--- START OF Supplied data ---

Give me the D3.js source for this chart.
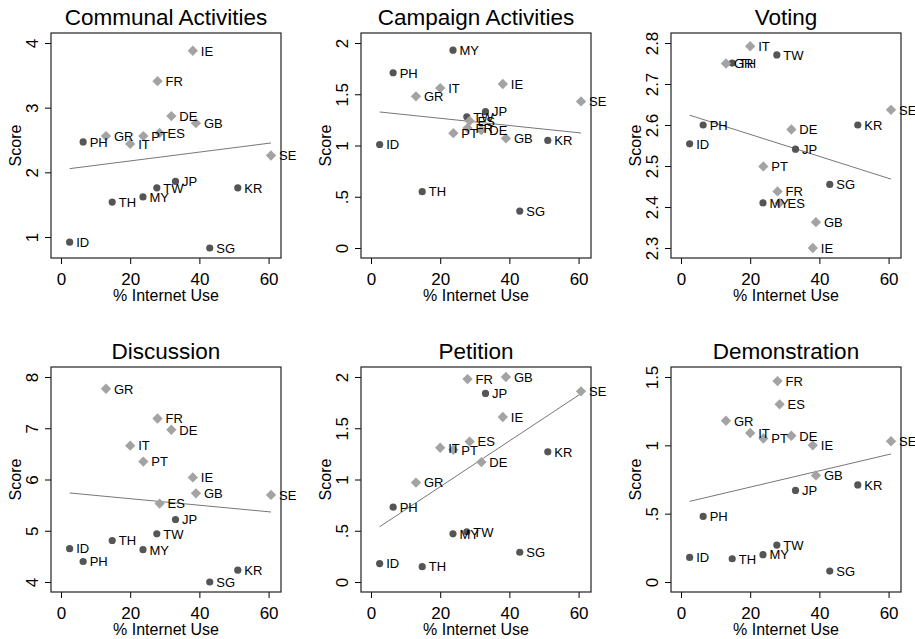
<!DOCTYPE html>
<html>
<head>
<meta charset="utf-8">
<script src="https://cdn.jsdelivr.net/npm/d3@7"></script>
<style>
    body { margin: 0; background: #fff; }
    text { font-family: "Liberation Sans", Arial, Helvetica, sans-serif; fill: #000; }
</style>
</head>
<body>
<div id="chart"></div>
<script>
// Countries: first eight are Asian (circles), the rest European (diamonds)
const countries = ["ID", "PH", "TH", "MY", "TW", "JP", "SG", "KR",
                   "GR", "IT", "PT", "ES", "FR", "DE", "IE", "GB", "SE"];
const groups = ["asia", "asia", "asia", "asia", "asia", "asia", "asia", "asia",
                "europe", "europe", "europe", "europe", "europe", "europe", "europe", "europe", "europe"];
const internetUse = [2.5, 6.4, 14.8, 23.7, 27.7, 33.1, 43.0, 51.1,
                     13.0, 20.0, 23.8, 28.5, 27.9, 31.9, 38.1, 39.0, 60.7];

// Scores per panel, same country order
const communal = [0.92, 2.47, 1.54, 1.62, 1.76, 1.86, 0.83, 1.76,
                  2.56, 2.44, 2.56, 2.61, 3.41, 2.87, 3.88, 2.76, 2.26];
const campaign = [1.01, 1.71, 0.55, 1.93, 1.28, 1.33, 0.36, 1.05,
                  1.48, 1.56, 1.12, 1.24, 1.17, 1.15, 1.60, 1.07, 1.43];
const voting = [2.554, 2.600, 2.751, 2.410, 2.771, 2.541, 2.455, 2.600,
                2.750, 2.792, 2.499, 2.410, 2.438, 2.589, 2.300, 2.363, 2.637];
const discussion = [4.65, 4.40, 4.81, 4.63, 4.94, 5.22, 4.00, 4.23,
                    7.77, 6.66, 6.35, 5.53, 7.19, 6.97, 6.04, 5.73, 5.70];
const petition = [0.18, 0.73, 0.15, 0.47, 0.49, 1.84, 0.29, 1.27,
                  0.97, 1.31, 1.29, 1.37, 1.98, 1.17, 1.61, 2.00, 1.86];
const demonstration = [0.18, 0.48, 0.17, 0.20, 0.27, 0.67, 0.08, 0.71,
                       1.18, 1.09, 1.05, 1.30, 1.47, 1.07, 1.00, 0.78, 1.03];

const panelTitles = ["Communal Activities", "Campaign Activities", "Voting",
                     "Discussion", "Petition", "Demonstration"];
const panelScores = [communal, campaign, voting, discussion, petition, demonstration];

// Fitted line values at the lowest and highest internet use
const fitStart = [2.057, 1.327, 2.624, 5.737, 0.539, 0.590];
const fitEnd = [2.454, 1.122, 2.468, 5.366, 1.838, 0.937];

// Axis ticks
const xTicks = [0, 20, 40, 60];
const yTicks = [[1, 2, 3, 4], [0, 0.5, 1, 1.5, 2], [2.3, 2.4, 2.5, 2.6, 2.7, 2.8],
                [4, 5, 6, 7, 8], [0, 0.5, 1, 1.5, 2], [0, 0.5, 1, 1.5]];
const yTickLabels = [["1", "2", "3", "4"], ["0", ".5", "1", "1.5", "2"],
                     ["2.3", "2.4", "2.5", "2.6", "2.7", "2.8"],
                     ["4", "5", "6", "7", "8"], ["0", ".5", "1", "1.5", "2"],
                     ["0", ".5", "1", "1.5"]];

const width = 915, height = 639;
const boxW = 230, boxH = 225, pad = 10;

const svg = d3.select("#chart")
    .append("svg")
    .attr("width", width)
    .attr("height", height);

const diamond = d3.symbol().type(d3.symbolDiamond2).size(68);

function drawPanel(i) {
    const col = i % 3, row = Math.floor(i / 3);
    const left = 51 + col * 310;
    const top = 33 + row * 334;
    const scores = panelScores[i];

    const g = svg.append("g")
        .attr("transform", `translate(${left},${top})`);

    // Scales padded inside the plot box
    const xExt = d3.extent(internetUse.concat(xTicks));
    const yExt = d3.extent(scores.concat(yTicks[i]));
    const x = d3.scaleLinear().domain(xExt).range([pad, boxW - pad]);
    const y = d3.scaleLinear().domain(yExt).range([boxH - pad, pad]);

    // Axes
    const yAxis = g.append("g")
        .call(d3.axisLeft(y)
            .tickValues(yTicks[i])
            .tickFormat((d, j) => yTickLabels[i][j])
            .tickSize(6)
            .tickSizeOuter(0));
    yAxis.select(".domain").remove();
    yAxis.selectAll("line").attr("stroke", "#000");
    yAxis.selectAll("text")
        .attr("transform", "rotate(-90)")
        .attr("x", 0)
        .attr("y", -13)
        .attr("dy", null)
        .attr("text-anchor", "middle")
        .style("font-size", "17px");

    const xAxis = g.append("g")
        .attr("transform", `translate(0,${boxH})`)
        .call(d3.axisBottom(x)
            .tickValues(xTicks)
            .tickSize(6)
            .tickSizeOuter(0));
    xAxis.select(".domain").remove();
    xAxis.selectAll("line").attr("stroke", "#000");
    xAxis.selectAll("text")
        .attr("y", 27)
        .attr("dy", null)
        .style("font-size", "17px");

    // Plot box
    g.append("rect")
        .attr("width", boxW)
        .attr("height", boxH)
        .attr("fill", "none")
        .attr("stroke", "#222")
        .attr("stroke-width", 1.2);

    // Title and axis titles
    g.append("text")
        .attr("x", boxW / 2)
        .attr("y", -8)
        .attr("text-anchor", "middle")
        .style("font-size", "22.5px")
        .text(panelTitles[i]);

    g.append("text")
        .attr("transform", "rotate(-90)")
        .attr("x", -boxH / 2)
        .attr("y", -30)
        .attr("text-anchor", "middle")
        .style("font-size", "16px")
        .text("Score");

    g.append("text")
        .attr("x", boxW / 2)
        .attr("y", boxH + 43)
        .attr("text-anchor", "middle")
        .style("font-size", "16px")
        .text("% Internet Use");

    // Fitted line
    const xLo = d3.min(internetUse), xHi = d3.max(internetUse);
    g.append("line")
        .attr("x1", x(xLo)).attr("y1", y(fitStart[i]))
        .attr("x2", x(xHi)).attr("y2", y(fitEnd[i]))
        .attr("stroke", "#777")
        .attr("stroke-width", 1);

    const pts = countries.map((c, j) => ({ c, grp: groups[j], x: internetUse[j], y: scores[j] }));

    // Markers
    g.selectAll(".dot")
        .data(pts.filter(d => d.grp === "asia"))
        .join("circle")
        .attr("cx", d => x(d.x))
        .attr("cy", d => y(d.y))
        .attr("r", 3.6)
        .attr("fill", "#555");

    g.selectAll(".dia")
        .data(pts.filter(d => d.grp === "europe"))
        .join("path")
        .attr("d", diamond)
        .attr("transform", d => `translate(${x(d.x)},${y(d.y)})`)
        .attr("fill", "#a3a3a3");

    // Country labels, to the right of each marker
    g.selectAll(".lab")
        .data(pts)
        .join("text")
        .attr("x", d => x(d.x) + (d.grp === "asia" ? 6.5 : 8))
        .attr("y", d => y(d.y) + 4.8)
        .style("font-size", "13px")
        .text(d => d.c);
}

for (let i = 0; i < 6; i++) drawPanel(i);
</script>
</body>
</html>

--- END OF Supplied data ---

• _Given problem_
Transcribe the listing above verbatim. Omit the pictures.

• _Solution for this problem_
Give me the D3.js source for this chart.
<!DOCTYPE html>
<html>
<head>
<meta charset="utf-8">
<script src="https://cdn.jsdelivr.net/npm/d3@7"></script>
<style>
    body { margin: 0; background: #fff; }
    text { font-family: "Liberation Sans", Arial, Helvetica, sans-serif; fill: #000; }
</style>
</head>
<body>
<div id="chart"></div>
<script>
// Countries: first eight are Asian (circles), the rest European (diamonds)
const countries = ["ID", "PH", "TH", "MY", "TW", "JP", "SG", "KR",
                   "GR", "IT", "PT", "ES", "FR", "DE", "IE", "GB", "SE"];
const groups = ["asia", "asia", "asia", "asia", "asia", "asia", "asia", "asia",
                "europe", "europe", "europe", "europe", "europe", "europe", "europe", "europe", "europe"];
const internetUse = [2.5, 6.4, 14.8, 23.7, 27.7, 33.1, 43.0, 51.1,
                     13.0, 20.0, 23.8, 28.5, 27.9, 31.9, 38.1, 39.0, 60.7];

// Scores per panel, same country order
const communal = [0.92, 2.47, 1.54, 1.62, 1.76, 1.86, 0.83, 1.76,
                  2.56, 2.44, 2.56, 2.61, 3.41, 2.87, 3.88, 2.76, 2.26];
const campaign = [1.01, 1.71, 0.55, 1.93, 1.28, 1.33, 0.36, 1.05,
                  1.48, 1.56, 1.12, 1.24, 1.17, 1.15, 1.60, 1.07, 1.43];
const voting = [2.554, 2.600, 2.751, 2.410, 2.771, 2.541, 2.455, 2.600,
                2.750, 2.792, 2.499, 2.410, 2.438, 2.589, 2.300, 2.363, 2.637];
const discussion = [4.65, 4.40, 4.81, 4.63, 4.94, 5.22, 4.00, 4.23,
                    7.77, 6.66, 6.35, 5.53, 7.19, 6.97, 6.04, 5.73, 5.70];
const petition = [0.18, 0.73, 0.15, 0.47, 0.49, 1.84, 0.29, 1.27,
                  0.97, 1.31, 1.29, 1.37, 1.98, 1.17, 1.61, 2.00, 1.86];
const demonstration = [0.18, 0.48, 0.17, 0.20, 0.27, 0.67, 0.08, 0.71,
                       1.18, 1.09, 1.05, 1.30, 1.47, 1.07, 1.00, 0.78, 1.03];

const panelTitles = ["Communal Activities", "Campaign Activities", "Voting",
                     "Discussion", "Petition", "Demonstration"];
const panelScores = [communal, campaign, voting, discussion, petition, demonstration];

// Fitted line values at the lowest and highest internet use
const fitStart = [2.057, 1.327, 2.624, 5.737, 0.539, 0.590];
const fitEnd = [2.454, 1.122, 2.468, 5.366, 1.838, 0.937];

// Axis ticks
const xTicks = [0, 20, 40, 60];
const yTicks = [[1, 2, 3, 4], [0, 0.5, 1, 1.5, 2], [2.3, 2.4, 2.5, 2.6, 2.7, 2.8],
                [4, 5, 6, 7, 8], [0, 0.5, 1, 1.5, 2], [0, 0.5, 1, 1.5]];
const yTickLabels = [["1", "2", "3", "4"], ["0", ".5", "1", "1.5", "2"],
                     ["2.3", "2.4", "2.5", "2.6", "2.7", "2.8"],
                     ["4", "5", "6", "7", "8"], ["0", ".5", "1", "1.5", "2"],
                     ["0", ".5", "1", "1.5"]];

const width = 915, height = 639;
const boxW = 230, boxH = 225, pad = 10;

const svg = d3.select("#chart")
    .append("svg")
    .attr("width", width)
    .attr("height", height);

const diamond = d3.symbol().type(d3.symbolDiamond2).size(68);

function drawPanel(i) {
    const col = i % 3, row = Math.floor(i / 3);
    const left = 51 + col * 310;
    const top = 33 + row * 334;
    const scores = panelScores[i];

    const g = svg.append("g")
        .attr("transform", `translate(${left},${top})`);

    // Scales padded inside the plot box
    const xExt = d3.extent(internetUse.concat(xTicks));
    const yExt = d3.extent(scores.concat(yTicks[i]));
    const x = d3.scaleLinear().domain(xExt).range([pad, boxW - pad]);
    const y = d3.scaleLinear().domain(yExt).range([boxH - pad, pad]);

    // Axes
    const yAxis = g.append("g")
        .call(d3.axisLeft(y)
            .tickValues(yTicks[i])
            .tickFormat((d, j) => yTickLabels[i][j])
            .tickSize(6)
            .tickSizeOuter(0));
    yAxis.select(".domain").remove();
    yAxis.selectAll("line").attr("stroke", "#000");
    yAxis.selectAll("text")
        .attr("transform", "rotate(-90)")
        .attr("x", 0)
        .attr("y", -13)
        .attr("dy", null)
        .attr("text-anchor", "middle")
        .style("font-size", "17px");

    const xAxis = g.append("g")
        .attr("transform", `translate(0,${boxH})`)
        .call(d3.axisBottom(x)
            .tickValues(xTicks)
            .tickSize(6)
            .tickSizeOuter(0));
    xAxis.select(".domain").remove();
    xAxis.selectAll("line").attr("stroke", "#000");
    xAxis.selectAll("text")
        .attr("y", 27)
        .attr("dy", null)
        .style("font-size", "17px");

    // Plot box
    g.append("rect")
        .attr("width", boxW)
        .attr("height", boxH)
        .attr("fill", "none")
        .attr("stroke", "#222")
        .attr("stroke-width", 1.2);

    // Title and axis titles
    g.append("text")
        .attr("x", boxW / 2)
        .attr("y", -8)
        .attr("text-anchor", "middle")
        .style("font-size", "22.5px")
        .text(panelTitles[i]);

    g.append("text")
        .attr("transform", "rotate(-90)")
        .attr("x", -boxH / 2)
        .attr("y", -30)
        .attr("text-anchor", "middle")
        .style("font-size", "16px")
        .text("Score");

    g.append("text")
        .attr("x", boxW / 2)
        .attr("y", boxH + 43)
        .attr("text-anchor", "middle")
        .style("font-size", "16px")
        .text("% Internet Use");

    // Fitted line
    const xLo = d3.min(internetUse), xHi = d3.max(internetUse);
    g.append("line")
        .attr("x1", x(xLo)).attr("y1", y(fitStart[i]))
        .attr("x2", x(xHi)).attr("y2", y(fitEnd[i]))
        .attr("stroke", "#777")
        .attr("stroke-width", 1);

    const pts = countries.map((c, j) => ({ c, grp: groups[j], x: internetUse[j], y: scores[j] }));

    // Markers
    g.selectAll(".dot")
        .data(pts.filter(d => d.grp === "asia"))
        .join("circle")
        .attr("cx", d => x(d.x))
        .attr("cy", d => y(d.y))
        .attr("r", 3.6)
        .attr("fill", "#555");

    g.selectAll(".dia")
        .data(pts.filter(d => d.grp === "europe"))
        .join("path")
        .attr("d", diamond)
        .attr("transform", d => `translate(${x(d.x)},${y(d.y)})`)
        .attr("fill", "#a3a3a3");

    // Country labels, to the right of each marker
    g.selectAll(".lab")
        .data(pts)
        .join("text")
        .attr("x", d => x(d.x) + (d.grp === "asia" ? 6.5 : 8))
        .attr("y", d => y(d.y) + 4.8)
        .style("font-size", "13px")
        .text(d => d.c);
}

for (let i = 0; i < 6; i++) drawPanel(i);
</script>
</body>
</html>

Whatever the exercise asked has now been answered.